Given material:
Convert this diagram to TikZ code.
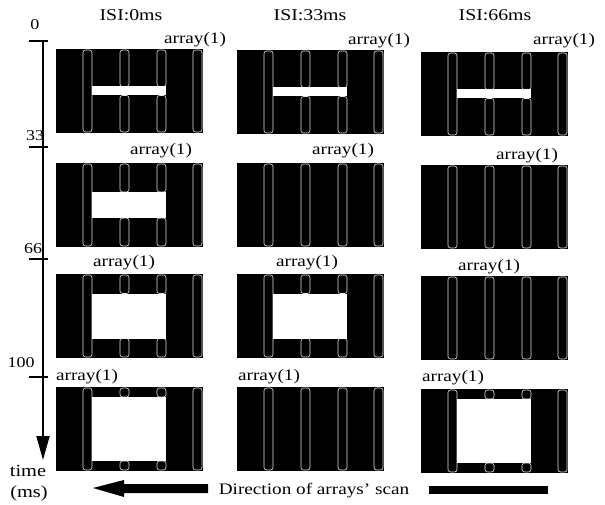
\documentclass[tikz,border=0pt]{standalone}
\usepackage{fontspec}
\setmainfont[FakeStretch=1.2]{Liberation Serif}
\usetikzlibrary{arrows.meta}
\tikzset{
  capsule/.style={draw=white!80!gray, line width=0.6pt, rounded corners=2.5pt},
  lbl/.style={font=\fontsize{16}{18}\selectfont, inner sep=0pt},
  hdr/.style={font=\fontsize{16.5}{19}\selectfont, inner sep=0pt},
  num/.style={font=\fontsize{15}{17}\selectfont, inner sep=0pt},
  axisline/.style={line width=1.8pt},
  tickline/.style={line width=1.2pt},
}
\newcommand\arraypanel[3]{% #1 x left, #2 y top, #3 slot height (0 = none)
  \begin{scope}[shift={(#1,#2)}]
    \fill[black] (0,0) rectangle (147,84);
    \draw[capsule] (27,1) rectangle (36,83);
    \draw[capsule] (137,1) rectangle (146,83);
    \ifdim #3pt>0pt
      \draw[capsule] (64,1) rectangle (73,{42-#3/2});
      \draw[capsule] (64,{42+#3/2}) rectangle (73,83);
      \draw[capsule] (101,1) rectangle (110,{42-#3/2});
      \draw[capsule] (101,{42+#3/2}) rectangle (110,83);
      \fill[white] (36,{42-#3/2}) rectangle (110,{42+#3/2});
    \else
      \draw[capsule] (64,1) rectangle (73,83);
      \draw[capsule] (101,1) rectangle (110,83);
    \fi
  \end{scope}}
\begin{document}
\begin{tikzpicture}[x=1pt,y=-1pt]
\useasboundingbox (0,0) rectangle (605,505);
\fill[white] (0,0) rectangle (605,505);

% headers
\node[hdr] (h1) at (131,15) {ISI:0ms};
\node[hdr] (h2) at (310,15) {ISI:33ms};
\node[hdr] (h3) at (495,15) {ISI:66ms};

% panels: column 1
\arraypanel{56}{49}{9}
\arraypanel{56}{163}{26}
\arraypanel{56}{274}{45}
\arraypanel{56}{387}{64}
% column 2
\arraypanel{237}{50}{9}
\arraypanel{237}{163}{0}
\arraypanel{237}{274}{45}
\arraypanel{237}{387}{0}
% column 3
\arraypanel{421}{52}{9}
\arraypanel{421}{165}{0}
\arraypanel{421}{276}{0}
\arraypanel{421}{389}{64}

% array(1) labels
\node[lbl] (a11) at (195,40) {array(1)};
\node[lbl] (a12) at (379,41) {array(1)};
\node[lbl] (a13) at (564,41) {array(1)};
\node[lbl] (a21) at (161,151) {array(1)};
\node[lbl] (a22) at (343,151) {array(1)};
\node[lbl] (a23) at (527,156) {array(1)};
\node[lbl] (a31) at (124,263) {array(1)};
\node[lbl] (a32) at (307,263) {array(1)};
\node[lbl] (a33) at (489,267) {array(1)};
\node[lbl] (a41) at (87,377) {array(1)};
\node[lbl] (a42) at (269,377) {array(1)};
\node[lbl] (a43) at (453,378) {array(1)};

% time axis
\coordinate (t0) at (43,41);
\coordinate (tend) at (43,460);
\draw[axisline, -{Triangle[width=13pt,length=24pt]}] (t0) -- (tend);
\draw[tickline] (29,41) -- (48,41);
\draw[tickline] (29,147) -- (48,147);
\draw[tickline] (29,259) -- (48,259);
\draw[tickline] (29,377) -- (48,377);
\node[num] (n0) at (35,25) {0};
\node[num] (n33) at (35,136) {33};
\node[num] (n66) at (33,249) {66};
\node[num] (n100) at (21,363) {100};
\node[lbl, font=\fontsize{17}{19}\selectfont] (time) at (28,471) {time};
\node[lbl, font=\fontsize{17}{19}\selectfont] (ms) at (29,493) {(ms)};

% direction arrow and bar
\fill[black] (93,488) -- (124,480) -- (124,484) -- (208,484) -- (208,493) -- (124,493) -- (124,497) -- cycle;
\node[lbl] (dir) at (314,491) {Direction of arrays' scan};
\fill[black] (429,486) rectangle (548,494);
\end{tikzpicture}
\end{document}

Written instruction: Print the complete listing exactly, apart from any pictures.

Exercise answer:
Convert this diagram to TikZ code.
\documentclass[tikz,border=0pt]{standalone}
\usepackage{fontspec}
\setmainfont[FakeStretch=1.2]{Liberation Serif}
\usetikzlibrary{arrows.meta}
\tikzset{
  capsule/.style={draw=white!80!gray, line width=0.6pt, rounded corners=2.5pt},
  lbl/.style={font=\fontsize{16}{18}\selectfont, inner sep=0pt},
  hdr/.style={font=\fontsize{16.5}{19}\selectfont, inner sep=0pt},
  num/.style={font=\fontsize{15}{17}\selectfont, inner sep=0pt},
  axisline/.style={line width=1.8pt},
  tickline/.style={line width=1.2pt},
}
\newcommand\arraypanel[3]{% #1 x left, #2 y top, #3 slot height (0 = none)
  \begin{scope}[shift={(#1,#2)}]
    \fill[black] (0,0) rectangle (147,84);
    \draw[capsule] (27,1) rectangle (36,83);
    \draw[capsule] (137,1) rectangle (146,83);
    \ifdim #3pt>0pt
      \draw[capsule] (64,1) rectangle (73,{42-#3/2});
      \draw[capsule] (64,{42+#3/2}) rectangle (73,83);
      \draw[capsule] (101,1) rectangle (110,{42-#3/2});
      \draw[capsule] (101,{42+#3/2}) rectangle (110,83);
      \fill[white] (36,{42-#3/2}) rectangle (110,{42+#3/2});
    \else
      \draw[capsule] (64,1) rectangle (73,83);
      \draw[capsule] (101,1) rectangle (110,83);
    \fi
  \end{scope}}
\begin{document}
\begin{tikzpicture}[x=1pt,y=-1pt]
\useasboundingbox (0,0) rectangle (605,505);
\fill[white] (0,0) rectangle (605,505);

% headers
\node[hdr] (h1) at (131,15) {ISI:0ms};
\node[hdr] (h2) at (310,15) {ISI:33ms};
\node[hdr] (h3) at (495,15) {ISI:66ms};

% panels: column 1
\arraypanel{56}{49}{9}
\arraypanel{56}{163}{26}
\arraypanel{56}{274}{45}
\arraypanel{56}{387}{64}
% column 2
\arraypanel{237}{50}{9}
\arraypanel{237}{163}{0}
\arraypanel{237}{274}{45}
\arraypanel{237}{387}{0}
% column 3
\arraypanel{421}{52}{9}
\arraypanel{421}{165}{0}
\arraypanel{421}{276}{0}
\arraypanel{421}{389}{64}

% array(1) labels
\node[lbl] (a11) at (195,40) {array(1)};
\node[lbl] (a12) at (379,41) {array(1)};
\node[lbl] (a13) at (564,41) {array(1)};
\node[lbl] (a21) at (161,151) {array(1)};
\node[lbl] (a22) at (343,151) {array(1)};
\node[lbl] (a23) at (527,156) {array(1)};
\node[lbl] (a31) at (124,263) {array(1)};
\node[lbl] (a32) at (307,263) {array(1)};
\node[lbl] (a33) at (489,267) {array(1)};
\node[lbl] (a41) at (87,377) {array(1)};
\node[lbl] (a42) at (269,377) {array(1)};
\node[lbl] (a43) at (453,378) {array(1)};

% time axis
\coordinate (t0) at (43,41);
\coordinate (tend) at (43,460);
\draw[axisline, -{Triangle[width=13pt,length=24pt]}] (t0) -- (tend);
\draw[tickline] (29,41) -- (48,41);
\draw[tickline] (29,147) -- (48,147);
\draw[tickline] (29,259) -- (48,259);
\draw[tickline] (29,377) -- (48,377);
\node[num] (n0) at (35,25) {0};
\node[num] (n33) at (35,136) {33};
\node[num] (n66) at (33,249) {66};
\node[num] (n100) at (21,363) {100};
\node[lbl, font=\fontsize{17}{19}\selectfont] (time) at (28,471) {time};
\node[lbl, font=\fontsize{17}{19}\selectfont] (ms) at (29,493) {(ms)};

% direction arrow and bar
\fill[black] (93,488) -- (124,480) -- (124,484) -- (208,484) -- (208,493) -- (124,493) -- (124,497) -- cycle;
\node[lbl] (dir) at (314,491) {Direction of arrays' scan};
\fill[black] (429,486) rectangle (548,494);
\end{tikzpicture}
\end{document}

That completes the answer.